WRITTEN INSTRUCTION: Repeat every line, exactly, from the very first through the one where "meoh_5 = [0.052, 0.062, 0.068, 0.074, 0.079]" appears. Add nothing else.
·····
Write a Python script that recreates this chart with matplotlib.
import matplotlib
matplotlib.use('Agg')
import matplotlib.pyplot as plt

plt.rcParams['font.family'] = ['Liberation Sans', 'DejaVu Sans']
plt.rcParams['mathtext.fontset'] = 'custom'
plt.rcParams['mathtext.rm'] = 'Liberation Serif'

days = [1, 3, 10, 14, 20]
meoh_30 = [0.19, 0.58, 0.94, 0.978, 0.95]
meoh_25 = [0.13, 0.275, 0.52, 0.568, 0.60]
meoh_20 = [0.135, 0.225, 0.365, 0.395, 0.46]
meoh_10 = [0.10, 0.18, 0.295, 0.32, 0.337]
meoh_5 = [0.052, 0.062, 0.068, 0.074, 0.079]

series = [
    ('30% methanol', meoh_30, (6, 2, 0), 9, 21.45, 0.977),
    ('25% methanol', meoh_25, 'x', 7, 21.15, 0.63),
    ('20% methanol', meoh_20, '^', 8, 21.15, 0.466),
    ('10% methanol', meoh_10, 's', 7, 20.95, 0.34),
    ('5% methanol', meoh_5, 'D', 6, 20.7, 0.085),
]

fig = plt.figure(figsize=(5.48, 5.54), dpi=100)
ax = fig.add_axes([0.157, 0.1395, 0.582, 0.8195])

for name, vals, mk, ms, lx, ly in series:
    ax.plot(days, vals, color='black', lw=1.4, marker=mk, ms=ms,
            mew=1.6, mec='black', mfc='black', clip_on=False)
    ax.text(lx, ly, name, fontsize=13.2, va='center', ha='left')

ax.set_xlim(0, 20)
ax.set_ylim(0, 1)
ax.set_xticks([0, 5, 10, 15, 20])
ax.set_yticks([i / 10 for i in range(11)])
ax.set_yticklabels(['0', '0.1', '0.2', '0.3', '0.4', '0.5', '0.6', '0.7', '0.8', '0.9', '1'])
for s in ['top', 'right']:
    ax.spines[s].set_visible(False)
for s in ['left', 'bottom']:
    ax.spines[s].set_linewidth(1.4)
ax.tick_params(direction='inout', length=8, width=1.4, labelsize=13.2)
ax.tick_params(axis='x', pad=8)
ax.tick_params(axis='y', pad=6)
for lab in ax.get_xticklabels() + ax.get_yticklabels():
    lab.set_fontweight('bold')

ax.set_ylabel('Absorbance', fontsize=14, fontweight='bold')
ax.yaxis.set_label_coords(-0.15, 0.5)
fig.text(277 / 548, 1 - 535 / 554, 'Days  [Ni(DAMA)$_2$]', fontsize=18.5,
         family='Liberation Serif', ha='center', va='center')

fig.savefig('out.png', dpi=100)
·····
FULL RESPONSE:
Write a Python script that recreates this chart with matplotlib.
import matplotlib
matplotlib.use('Agg')
import matplotlib.pyplot as plt

plt.rcParams['font.family'] = ['Liberation Sans', 'DejaVu Sans']
plt.rcParams['mathtext.fontset'] = 'custom'
plt.rcParams['mathtext.rm'] = 'Liberation Serif'

days = [1, 3, 10, 14, 20]
meoh_30 = [0.19, 0.58, 0.94, 0.978, 0.95]
meoh_25 = [0.13, 0.275, 0.52, 0.568, 0.60]
meoh_20 = [0.135, 0.225, 0.365, 0.395, 0.46]
meoh_10 = [0.10, 0.18, 0.295, 0.32, 0.337]
meoh_5 = [0.052, 0.062, 0.068, 0.074, 0.079]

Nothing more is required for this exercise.